WHAT IS BEING ASKED | Every line below is to be quoted exactly, with nothing added or dropped.

COLLECTED DATA |
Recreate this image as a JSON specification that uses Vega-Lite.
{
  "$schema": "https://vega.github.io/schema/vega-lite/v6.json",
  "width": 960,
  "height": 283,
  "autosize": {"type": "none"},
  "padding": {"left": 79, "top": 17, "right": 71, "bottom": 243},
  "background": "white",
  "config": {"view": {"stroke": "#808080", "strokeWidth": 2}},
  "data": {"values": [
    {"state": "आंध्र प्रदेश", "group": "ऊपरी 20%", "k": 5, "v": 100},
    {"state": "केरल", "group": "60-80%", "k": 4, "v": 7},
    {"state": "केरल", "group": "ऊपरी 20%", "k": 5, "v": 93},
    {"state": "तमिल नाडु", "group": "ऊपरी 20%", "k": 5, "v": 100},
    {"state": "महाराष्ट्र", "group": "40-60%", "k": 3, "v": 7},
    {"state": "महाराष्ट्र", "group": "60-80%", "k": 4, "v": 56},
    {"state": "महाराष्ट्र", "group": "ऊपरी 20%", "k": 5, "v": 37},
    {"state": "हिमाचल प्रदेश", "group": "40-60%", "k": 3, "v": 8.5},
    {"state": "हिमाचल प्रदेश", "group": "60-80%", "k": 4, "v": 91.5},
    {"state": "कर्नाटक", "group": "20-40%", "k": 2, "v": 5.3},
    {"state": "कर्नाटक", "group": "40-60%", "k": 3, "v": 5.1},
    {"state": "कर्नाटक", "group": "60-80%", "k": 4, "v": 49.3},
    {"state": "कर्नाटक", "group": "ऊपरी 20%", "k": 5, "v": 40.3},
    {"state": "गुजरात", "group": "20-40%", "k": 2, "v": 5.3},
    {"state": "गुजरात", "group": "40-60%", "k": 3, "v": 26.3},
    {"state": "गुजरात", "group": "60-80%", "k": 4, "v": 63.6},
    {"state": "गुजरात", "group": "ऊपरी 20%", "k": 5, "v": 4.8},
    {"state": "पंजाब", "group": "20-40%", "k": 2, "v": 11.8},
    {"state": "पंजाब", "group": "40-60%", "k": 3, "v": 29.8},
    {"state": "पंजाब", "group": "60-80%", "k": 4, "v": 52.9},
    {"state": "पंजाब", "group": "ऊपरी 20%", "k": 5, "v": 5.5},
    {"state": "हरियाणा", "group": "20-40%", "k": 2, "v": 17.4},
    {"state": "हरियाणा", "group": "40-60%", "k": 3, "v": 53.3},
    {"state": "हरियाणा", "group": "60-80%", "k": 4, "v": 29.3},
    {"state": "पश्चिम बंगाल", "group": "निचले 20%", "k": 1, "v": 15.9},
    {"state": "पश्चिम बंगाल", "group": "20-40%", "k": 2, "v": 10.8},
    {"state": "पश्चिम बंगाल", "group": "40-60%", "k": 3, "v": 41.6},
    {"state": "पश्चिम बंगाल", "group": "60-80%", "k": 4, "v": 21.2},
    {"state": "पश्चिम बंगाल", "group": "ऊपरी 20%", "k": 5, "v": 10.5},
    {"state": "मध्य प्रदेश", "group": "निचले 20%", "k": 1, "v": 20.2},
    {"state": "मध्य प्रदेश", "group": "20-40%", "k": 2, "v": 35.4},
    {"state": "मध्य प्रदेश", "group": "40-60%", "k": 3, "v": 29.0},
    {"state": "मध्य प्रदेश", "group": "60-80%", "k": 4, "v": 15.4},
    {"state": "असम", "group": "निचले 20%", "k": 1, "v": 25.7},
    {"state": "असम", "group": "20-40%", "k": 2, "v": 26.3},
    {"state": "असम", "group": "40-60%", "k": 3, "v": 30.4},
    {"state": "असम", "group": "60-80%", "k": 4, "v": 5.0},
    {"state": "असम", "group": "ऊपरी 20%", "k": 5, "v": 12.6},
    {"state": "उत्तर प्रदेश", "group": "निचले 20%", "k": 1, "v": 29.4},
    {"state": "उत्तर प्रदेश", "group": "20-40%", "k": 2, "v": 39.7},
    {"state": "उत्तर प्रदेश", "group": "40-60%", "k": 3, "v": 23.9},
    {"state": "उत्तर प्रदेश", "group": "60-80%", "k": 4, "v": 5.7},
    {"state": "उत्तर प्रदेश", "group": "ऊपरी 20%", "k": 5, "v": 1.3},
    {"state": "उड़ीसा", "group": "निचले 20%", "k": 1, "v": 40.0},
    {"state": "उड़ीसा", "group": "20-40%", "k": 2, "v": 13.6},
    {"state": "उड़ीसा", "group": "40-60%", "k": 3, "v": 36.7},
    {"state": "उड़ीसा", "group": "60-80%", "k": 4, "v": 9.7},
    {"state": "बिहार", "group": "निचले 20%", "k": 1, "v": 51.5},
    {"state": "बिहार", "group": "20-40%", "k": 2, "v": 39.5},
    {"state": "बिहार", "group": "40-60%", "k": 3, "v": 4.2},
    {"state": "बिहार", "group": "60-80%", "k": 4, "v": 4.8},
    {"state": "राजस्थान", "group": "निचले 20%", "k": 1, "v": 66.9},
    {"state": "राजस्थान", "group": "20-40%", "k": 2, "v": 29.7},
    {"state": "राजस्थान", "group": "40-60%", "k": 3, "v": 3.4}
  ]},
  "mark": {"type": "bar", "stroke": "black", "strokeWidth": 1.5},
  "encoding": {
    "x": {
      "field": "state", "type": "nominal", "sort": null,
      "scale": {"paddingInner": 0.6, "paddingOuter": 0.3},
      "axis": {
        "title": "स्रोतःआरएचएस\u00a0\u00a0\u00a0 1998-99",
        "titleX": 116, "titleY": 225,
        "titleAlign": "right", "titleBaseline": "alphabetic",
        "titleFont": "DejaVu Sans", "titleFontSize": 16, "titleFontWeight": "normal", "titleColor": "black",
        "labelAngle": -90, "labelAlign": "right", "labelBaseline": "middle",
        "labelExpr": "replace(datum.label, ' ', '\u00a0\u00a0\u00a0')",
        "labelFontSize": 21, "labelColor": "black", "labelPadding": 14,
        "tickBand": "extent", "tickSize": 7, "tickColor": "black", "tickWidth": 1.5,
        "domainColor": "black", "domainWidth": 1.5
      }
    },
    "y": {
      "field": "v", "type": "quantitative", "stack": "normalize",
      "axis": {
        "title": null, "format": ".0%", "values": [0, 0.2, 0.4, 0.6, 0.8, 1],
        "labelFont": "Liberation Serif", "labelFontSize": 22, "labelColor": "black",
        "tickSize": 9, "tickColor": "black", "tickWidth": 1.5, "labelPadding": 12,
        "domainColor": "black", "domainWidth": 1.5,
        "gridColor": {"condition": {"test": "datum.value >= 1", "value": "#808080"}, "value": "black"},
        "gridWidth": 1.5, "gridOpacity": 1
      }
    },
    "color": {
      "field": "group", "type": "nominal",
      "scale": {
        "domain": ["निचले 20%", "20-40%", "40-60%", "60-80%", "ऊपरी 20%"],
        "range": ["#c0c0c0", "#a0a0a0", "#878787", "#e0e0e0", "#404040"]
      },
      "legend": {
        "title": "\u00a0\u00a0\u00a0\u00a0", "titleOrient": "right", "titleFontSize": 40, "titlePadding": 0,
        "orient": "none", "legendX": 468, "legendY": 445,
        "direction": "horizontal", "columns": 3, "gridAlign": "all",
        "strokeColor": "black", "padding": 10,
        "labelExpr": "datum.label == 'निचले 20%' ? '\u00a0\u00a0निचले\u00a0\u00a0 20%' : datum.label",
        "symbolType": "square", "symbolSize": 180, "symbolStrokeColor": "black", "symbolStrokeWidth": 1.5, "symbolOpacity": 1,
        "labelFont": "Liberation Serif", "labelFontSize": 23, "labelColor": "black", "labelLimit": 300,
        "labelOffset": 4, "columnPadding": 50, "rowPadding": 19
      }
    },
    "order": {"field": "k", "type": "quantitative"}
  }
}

ANSWER TO THIS TASK |
Recreate this image as a JSON specification that uses Vega-Lite.
{
  "$schema": "https://vega.github.io/schema/vega-lite/v6.json",
  "width": 960,
  "height": 283,
  "autosize": {"type": "none"},
  "padding": {"left": 79, "top": 17, "right": 71, "bottom": 243},
  "background": "white",
  "config": {"view": {"stroke": "#808080", "strokeWidth": 2}},
  "data": {"values": [
    {"state": "आंध्र प्रदेश", "group": "ऊपरी 20%", "k": 5, "v": 100},
    {"state": "केरल", "group": "60-80%", "k": 4, "v": 7},
    {"state": "केरल", "group": "ऊपरी 20%", "k": 5, "v": 93},
    {"state": "तमिल नाडु", "group": "ऊपरी 20%", "k": 5, "v": 100},
    {"state": "महाराष्ट्र", "group": "40-60%", "k": 3, "v": 7},
    {"state": "महाराष्ट्र", "group": "60-80%", "k": 4, "v": 56},
    {"state": "महाराष्ट्र", "group": "ऊपरी 20%", "k": 5, "v": 37},
    {"state": "हिमाचल प्रदेश", "group": "40-60%", "k": 3, "v": 8.5},
    {"state": "हिमाचल प्रदेश", "group": "60-80%", "k": 4, "v": 91.5},
    {"state": "कर्नाटक", "group": "20-40%", "k": 2, "v": 5.3},
    {"state": "कर्नाटक", "group": "40-60%", "k": 3, "v": 5.1},
    {"state": "कर्नाटक", "group": "60-80%", "k": 4, "v": 49.3},
    {"state": "कर्नाटक", "group": "ऊपरी 20%", "k": 5, "v": 40.3},
    {"state": "गुजरात", "group": "20-40%", "k": 2, "v": 5.3},
    {"state": "गुजरात", "group": "40-60%", "k": 3, "v": 26.3},
    {"state": "गुजरात", "group": "60-80%", "k": 4, "v": 63.6},
    {"state": "गुजरात", "group": "ऊपरी 20%", "k": 5, "v": 4.8},
    {"state": "पंजाब", "group": "20-40%", "k": 2, "v": 11.8},
    {"state": "पंजाब", "group": "40-60%", "k": 3, "v": 29.8},
    {"state": "पंजाब", "group": "60-80%", "k": 4, "v": 52.9},
    {"state": "पंजाब", "group": "ऊपरी 20%", "k": 5, "v": 5.5},
    {"state": "हरियाणा", "group": "20-40%", "k": 2, "v": 17.4},
    {"state": "हरियाणा", "group": "40-60%", "k": 3, "v": 53.3},
    {"state": "हरियाणा", "group": "60-80%", "k": 4, "v": 29.3},
    {"state": "पश्चिम बंगाल", "group": "निचले 20%", "k": 1, "v": 15.9},
    {"state": "पश्चिम बंगाल", "group": "20-40%", "k": 2, "v": 10.8},
    {"state": "पश्चिम बंगाल", "group": "40-60%", "k": 3, "v": 41.6},
    {"state": "पश्चिम बंगाल", "group": "60-80%", "k": 4, "v": 21.2},
    {"state": "पश्चिम बंगाल", "group": "ऊपरी 20%", "k": 5, "v": 10.5},
    {"state": "मध्य प्रदेश", "group": "निचले 20%", "k": 1, "v": 20.2},
    {"state": "मध्य प्रदेश", "group": "20-40%", "k": 2, "v": 35.4},
    {"state": "मध्य प्रदेश", "group": "40-60%", "k": 3, "v": 29.0},
    {"state": "मध्य प्रदेश", "group": "60-80%", "k": 4, "v": 15.4},
    {"state": "असम", "group": "निचले 20%", "k": 1, "v": 25.7},
    {"state": "असम", "group": "20-40%", "k": 2, "v": 26.3},
    {"state": "असम", "group": "40-60%", "k": 3, "v": 30.4},
    {"state": "असम", "group": "60-80%", "k": 4, "v": 5.0},
    {"state": "असम", "group": "ऊपरी 20%", "k": 5, "v": 12.6},
    {"state": "उत्तर प्रदेश", "group": "निचले 20%", "k": 1, "v": 29.4},
    {"state": "उत्तर प्रदेश", "group": "20-40%", "k": 2, "v": 39.7},
    {"state": "उत्तर प्रदेश", "group": "40-60%", "k": 3, "v": 23.9},
    {"state": "उत्तर प्रदेश", "group": "60-80%", "k": 4, "v": 5.7},
    {"state": "उत्तर प्रदेश", "group": "ऊपरी 20%", "k": 5, "v": 1.3},
    {"state": "उड़ीसा", "group": "निचले 20%", "k": 1, "v": 40.0},
    {"state": "उड़ीसा", "group": "20-40%", "k": 2, "v": 13.6},
    {"state": "उड़ीसा", "group": "40-60%", "k": 3, "v": 36.7},
    {"state": "उड़ीसा", "group": "60-80%", "k": 4, "v": 9.7},
    {"state": "बिहार", "group": "निचले 20%", "k": 1, "v": 51.5},
    {"state": "बिहार", "group": "20-40%", "k": 2, "v": 39.5},
    {"state": "बिहार", "group": "40-60%", "k": 3, "v": 4.2},
    {"state": "बिहार", "group": "60-80%", "k": 4, "v": 4.8},
    {"state": "राजस्थान", "group": "निचले 20%", "k": 1, "v": 66.9},
    {"state": "राजस्थान", "group": "20-40%", "k": 2, "v": 29.7},
    {"state": "राजस्थान", "group": "40-60%", "k": 3, "v": 3.4}
  ]},
  "mark": {"type": "bar", "stroke": "black", "strokeWidth": 1.5},
  "encoding": {
    "x": {
      "field": "state", "type": "nominal", "sort": null,
      "scale": {"paddingInner": 0.6, "paddingOuter": 0.3},
      "axis": {
        "title": "स्रोतःआरएचएस\u00a0\u00a0\u00a0 1998-99",
        "titleX": 116, "titleY": 225,
        "titleAlign": "right", "titleBaseline": "alphabetic",
        "titleFont": "DejaVu Sans", "titleFontSize": 16, "titleFontWeight": "normal", "titleColor": "black",
        "labelAngle": -90, "labelAlign": "right", "labelBaseline": "middle",
        "labelExpr": "replace(datum.label, ' ', '\u00a0\u00a0\u00a0')",
        "labelFontSize": 21, "labelColor": "black", "labelPadding": 14,
        "tickBand": "extent", "tickSize": 7, "tickColor": "black", "tickWidth": 1.5,
        "domainColor": "black", "domainWidth": 1.5
      }
    },
    "y": {
      "field": "v", "type": "quantitative", "stack": "normalize",
      "axis": {
        "title": null, "format": ".0%", "values": [0, 0.2, 0.4, 0.6, 0.8, 1],
        "labelFont": "Liberation Serif", "labelFontSize": 22, "labelColor": "black",
        "tickSize": 9, "tickColor": "black", "tickWidth": 1.5, "labelPadding": 12,
        "domainColor": "black", "domainWidth": 1.5,
        "gridColor": {"condition": {"test": "datum.value >= 1", "value": "#808080"}, "value": "black"},
        "gridWidth": 1.5, "gridOpacity": 1
      }
    },
    "color": {
      "field": "group", "type": "nominal",
      "scale": {
        "domain": ["निचले 20%", "20-40%", "40-60%", "60-80%", "ऊपरी 20%"],
        "range": ["#c0c0c0", "#a0a0a0", "#878787", "#e0e0e0", "#404040"]
      },
      "legend": {
        "title": "\u00a0\u00a0\u00a0\u00a0", "titleOrient": "right", "titleFontSize": 40, "titlePadding": 0,
        "orient": "none", "legendX": 468, "legendY": 445,
        "direction": "horizontal", "columns": 3, "gridAlign": "all",
        "strokeColor": "black", "padding": 10,
        "labelExpr": "datum.label == 'निचले 20%' ? '\u00a0\u00a0निचले\u00a0\u00a0 20%' : datum.label",
        "symbolType": "square", "symbolSize": 180, "symbolStrokeColor": "black", "symbolStrokeWidth": 1.5, "symbolOpacity": 1,
        "labelFont": "Liberation Serif", "labelFontSize": 23, "labelColor": "black", "labelLimit": 300,
        "labelOffset": 4, "columnPadding": 50, "rowPadding": 19
      }
    },
    "order": {"field": "k", "type": "quantitative"}
  }
}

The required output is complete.